2- enable custom lowering for insert_vector_elt, (needed for insert-vector-elt.ll test).
3- enable custom lowering for vector SETCC, (needed for subvector.ll and int-compare.ll tests).
4- enable custom lowering for SMIN, SMAX, UMIN, UMAX, (needed for int-minmax.ll and int-immediates.ll tests).
5- enable custom lowering for vecreduce_smin/smax/umin/umax/add, (needed for int-reduce).
6- enable custom lowering for truncate, (needed for trunc.ll)

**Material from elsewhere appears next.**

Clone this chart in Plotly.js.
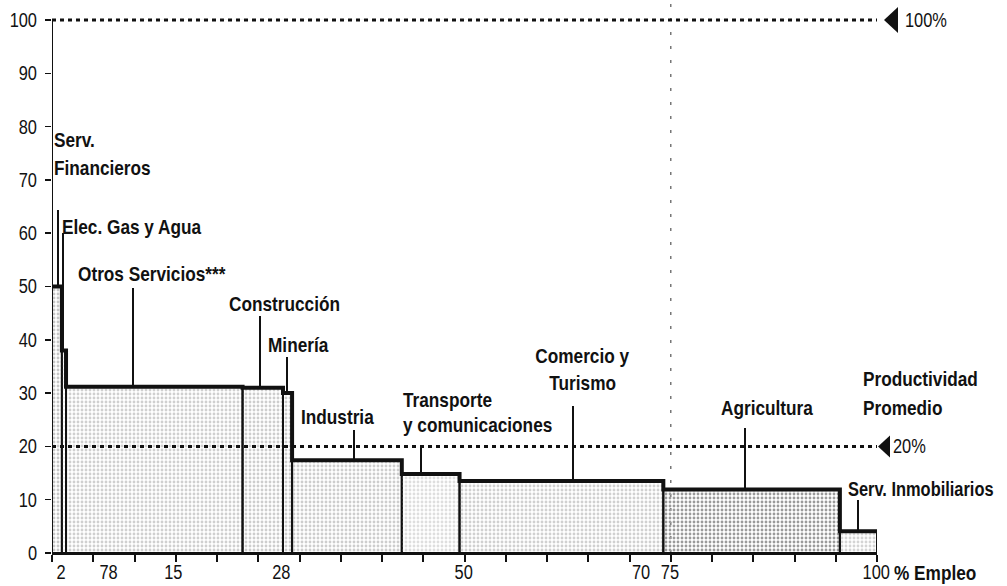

7- enable custome lowering for truncStore, (needed for fp-extend-trunc.ll).
8- enable expanding setueq to avoid custom-lowering setcc to setcc_merge_zero which cause a crash while instruction selection because there is no pattern match for it, (that is needed for fp-compares.ll)
9- disable combining OR into BSL, (needed for bit-select.ll test).
10- disable lowering interleaved load to avoid generating invalid neon intrinsic, (needed for ld2-alloca.ll).
11- use SVE OR instruction instead of NEON OR, during copying phyReg -AArch64InstrInfo::copyPhysReg-, (needed for vector-shuffle).
12- force scalarisation for masked gather/scatter, because they are not supported in streaming mode.
I think we can remove this test because the input vector > 256 bits.